About Me

Hi. My name is Melissa. I am a 25 year old wife, mother of one, prek teacher, and grad student. My life is a little crazy right now, but it is time to get serious about weight loss. I cannot count the times I have started this journey just to lose the battle of the bulge a few weeks later. I can however count the amount of weight I have gained over the years. The lightest I remember weighing is 175 pounds. I was in seventh grade. I only remember this because I was being weighed in front of the whole basketball team. Of course, I was the heaviest. A few weeks later, I quit the team. I quit the one thing that forced me to exercise. I wasn’t an inactive child. I played softball during the summer. I enjoyed riding my bike and walking outside. It wasn’t until I got into my teens that I really became inactive. It was then that I was allowed to come home by myself after school. I would watch tv, play on the computer, and eat.. and eat and eat. I would lie about the food that I had eaten. At the time, I thought I could lie and they would believe me. They must have known though. Where else had the whole bag of chips and the slices of cheese gone? They didn’t notice things like the mayo that I dipped my cheese in, and some times they didn’t notice the spoonful of ice cream. I became addicted to food. I was bored and alone every afternoon, so I ate. Once I was able to drive, my habit slow down a bit. I went over friends’ houses and to school events. For my senior prom, I was able to lose 20 pounds. Unfortunately, that only put me at about 190. Then off to college I went. I was determined not to gain the “freshmen 15”, but when a relationship started going bad, I started to eat more. At the end of my freshmen year I weighed 220. This is when I met my husband. Our relationship has it’s ups and downs (like any relationship), but nothing that could be a blame for my eating. Why can’t I just stop eating all this crap? I really think I have developed an addiction to food. Food is my drug, my alcohol. I’ve never smoked, and I don’t drink that much. I eat. So now, I am 25 and 255 pounds.

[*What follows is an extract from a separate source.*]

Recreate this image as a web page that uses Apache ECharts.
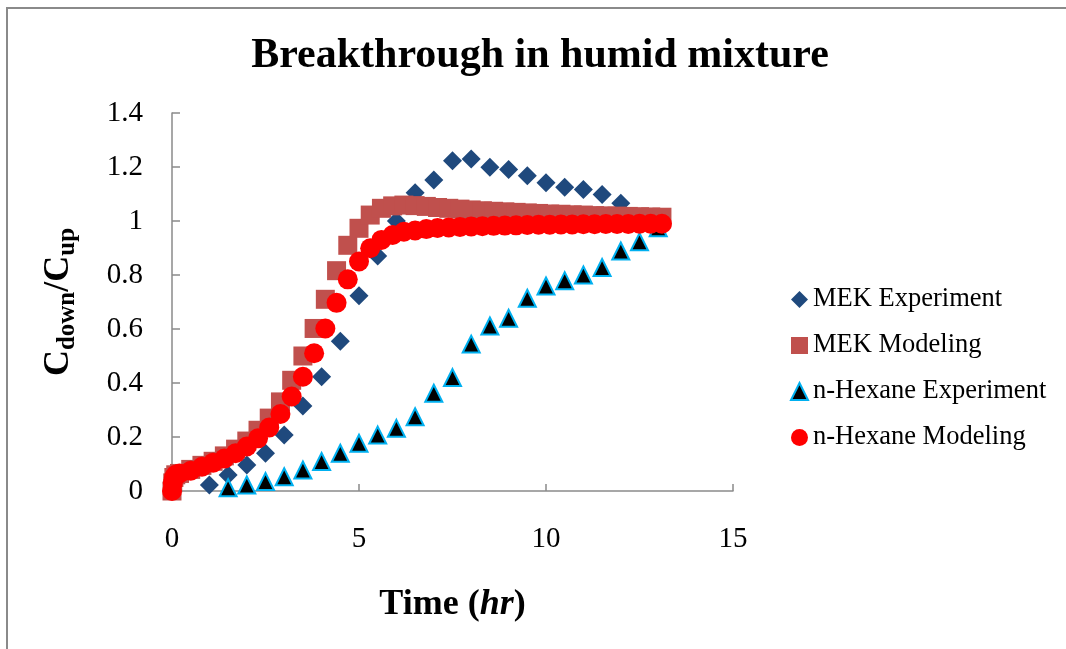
<!DOCTYPE html>
<html>
<head>
<meta charset="utf-8">
<script src="https://cdn.jsdelivr.net/npm/echarts@6/dist/echarts.min.js"></script>
<style>
  html, body { margin: 0; padding: 0; background: #fff; }
  #chart { width: 1066px; height: 649px; }
</style>
</head>
<body>
<div id="chart"></div>
<script>
// Experimental sampling times (hr) and measured C_down/C_up
const mekExpTime = [1.0, 1.5, 2.0, 2.5, 3.0, 3.5, 4.0, 4.5, 5.0, 5.5, 6.0, 6.5, 7.0, 7.5, 8.0, 8.5, 9.0, 9.5, 10.0, 10.5, 11.0, 11.5, 12.0, 12.5, 13.0];
const mekExp = [0.022, 0.059, 0.096, 0.14, 0.207, 0.315, 0.423, 0.555, 0.723, 0.87, 1.0, 1.105, 1.152, 1.223, 1.23, 1.199, 1.191, 1.168, 1.142, 1.125, 1.117, 1.098, 1.066, 1.01, 1.0];

const hexExpTime = [1.5, 2.0, 2.5, 3.0, 3.5, 4.0, 4.5, 5.0, 5.5, 6.0, 6.5, 7.0, 7.5, 8.0, 8.5, 9.0, 9.5, 10.0, 10.5, 11.0, 11.5, 12.0, 12.5, 13.0];
const hexExp = [0.012, 0.022, 0.035, 0.053, 0.078, 0.109, 0.14, 0.177, 0.207, 0.232, 0.275, 0.362, 0.42, 0.544, 0.611, 0.64, 0.714, 0.759, 0.779, 0.8, 0.828, 0.889, 0.923, 0.975];

// Model output times (hr)
const modelTime = [0, 0.02, 0.05, 0.1, 0.2, 0.5, 0.8, 1.1, 1.4, 1.7, 2.0, 2.3, 2.6, 2.9, 3.2, 3.5, 3.8, 4.1, 4.4, 4.7, 5.0, 5.3, 5.6, 5.9, 6.2, 6.5, 6.8, 7.1, 7.4, 7.7, 8.0, 8.3, 8.6, 8.9, 9.2, 9.5, 9.8, 10.1, 10.4, 10.7, 11.0, 11.3, 11.6, 11.9, 12.2, 12.5, 12.8, 13.1];
const mekModel = [0, 0.03, 0.05, 0.06, 0.065, 0.08, 0.095, 0.11, 0.13, 0.155, 0.185, 0.225, 0.27, 0.33, 0.41, 0.5, 0.602, 0.71, 0.816, 0.91, 0.973, 1.022, 1.047, 1.056, 1.059, 1.057, 1.054, 1.05, 1.047, 1.044, 1.041, 1.038, 1.036, 1.034, 1.032, 1.03, 1.028, 1.026, 1.025, 1.023, 1.022, 1.02, 1.019, 1.018, 1.017, 1.016, 1.015, 1.014];
const hexModel = [0, 0.03, 0.05, 0.06, 0.065, 0.075, 0.09, 0.105, 0.12, 0.14, 0.165, 0.195, 0.235, 0.285, 0.35, 0.423, 0.51, 0.602, 0.697, 0.784, 0.85, 0.899, 0.93, 0.948, 0.96, 0.965, 0.97, 0.974, 0.976, 0.978, 0.98, 0.981, 0.982, 0.983, 0.984, 0.985, 0.986, 0.986, 0.987, 0.987, 0.988, 0.988, 0.989, 0.989, 0.989, 0.99, 0.99, 0.99];

const seriesNames = ['MEK Experiment', 'MEK Modeling', 'n-Hexane Experiment', 'n-Hexane Modeling'];

const pairs = (xs, ys) => xs.map((x, i) => [x, ys[i]]);
const SERIF = '"Liberation Serif", "Times New Roman", serif';

const chart = echarts.init(document.getElementById('chart'), null, { renderer: 'canvas' });

chart.setOption({
  backgroundColor: '#ffffff',
  animation: false,
  textStyle: { fontFamily: SERIF, color: '#000' },
  graphic: [
    {
      type: 'polyline',
      shape: { points: [[7, 660], [7, 8], [1070, 8]] },
      style: { stroke: '#8a8a8a', lineWidth: 2, fill: null },
      silent: true
    },
    {
      type: 'text',
      x: 540, y: 56,
      style: {
        text: 'Breakthrough in humid mixture',
        font: 'bold 42px ' + SERIF,
        fill: '#000',
        textAlign: 'center',
        textVerticalAlign: 'middle'
      }
    }
  ],
  grid: { left: 172, top: 113, right: 333, bottom: 158 },
  legend: {
    orient: 'vertical',
    left: 785,
    top: 280,
    itemWidth: 17,
    itemHeight: 17,
    itemGap: 17,
    textStyle: { fontFamily: SERIF, fontSize: 26.5, color: '#000', lineHeight: 29 },
    data: seriesNames
  },
  xAxis: {
    type: 'value',
    min: 0, max: 15, interval: 5,
    name: '{b|Time (}{i|hr}{b|)}',
    nameLocation: 'middle',
    nameGap: 96,
    nameTextStyle: {
      rich: {
        b: { fontFamily: SERIF, fontSize: 36, fontWeight: 'bold', color: '#000' },
        i: { fontFamily: SERIF, fontSize: 36, fontWeight: 'bold', fontStyle: 'italic', color: '#000' }
      }
    },
    axisLine: { lineStyle: { color: '#8a8a8a', width: 1.5 } },
    axisTick: { inside: true, length: 7, lineStyle: { color: '#8a8a8a', width: 1.5 } },
    axisLabel: { fontFamily: SERIF, fontSize: 29, color: '#000', margin: 34 },
    splitLine: { show: false }
  },
  yAxis: {
    type: 'value',
    min: 0, max: 1.4, interval: 0.2,
    name: '{b|C}{s|down}{b|/C}{s|up}',
    nameLocation: 'middle',
    nameRotate: 90,
    nameGap: 92,
    nameTextStyle: {
      rich: {
        b: { fontFamily: SERIF, fontSize: 36, fontWeight: 'bold', color: '#000', lineHeight: 42 },
        s: { fontFamily: SERIF, fontSize: 25, fontWeight: 'bold', color: '#000', lineHeight: 25, verticalAlign: 'bottom' }
      }
    },
    axisLine: { show: true, lineStyle: { color: '#8a8a8a', width: 1.5 } },
    axisTick: { show: true, inside: true, length: 8, lineStyle: { color: '#8a8a8a', width: 1.5 } },
    axisLabel: { fontFamily: SERIF, fontSize: 29, color: '#000', margin: 29 },
    splitLine: { show: false }
  },
  series: [
    {
      name: seriesNames[0], type: 'scatter', symbol: 'diamond', symbolSize: 19,
      itemStyle: { color: '#1F497D', opacity: 1 },
      data: pairs(mekExpTime, mekExp)
    },
    {
      name: seriesNames[1], type: 'scatter', symbol: 'rect', symbolSize: 19,
      itemStyle: { color: '#C0504D', opacity: 1 },
      data: pairs(modelTime, mekModel)
    },
    {
      name: seriesNames[2], type: 'scatter', symbol: 'triangle', symbolSize: 17,
      itemStyle: { color: '#000000', borderColor: '#00B0F0', borderWidth: 2, opacity: 1 },
      data: pairs(hexExpTime, hexExp)
    },
    {
      name: seriesNames[3], type: 'scatter', symbol: 'circle', symbolSize: 20,
      itemStyle: { color: '#FF0000', opacity: 1 },
      data: pairs(modelTime, hexModel)
    }
  ]
});
</script>
</body>
</html>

I am a little over 100 pounds over weight. My goal is to weigh 150 pounds. I don’t really have a specific time goal (I have found that a time limit is just frustrating when I don’t meet it). My goals that are dependant on weight loss are being able to shop in regular sizes (not plus size), being able to play with my daughter without getting tired, feeling healthier, and just being more happy with who I am. I love who I am on the inside. I would like to feel the same about the outside. So without hesitation, I am starting my new life today!!
As a part of my new life I will be monitoring my progress at least weekly. I will be weighing in, keeping track of my food and calories, and recording some of my fitness achievements.


Best of luck to you!! I know how hard it is.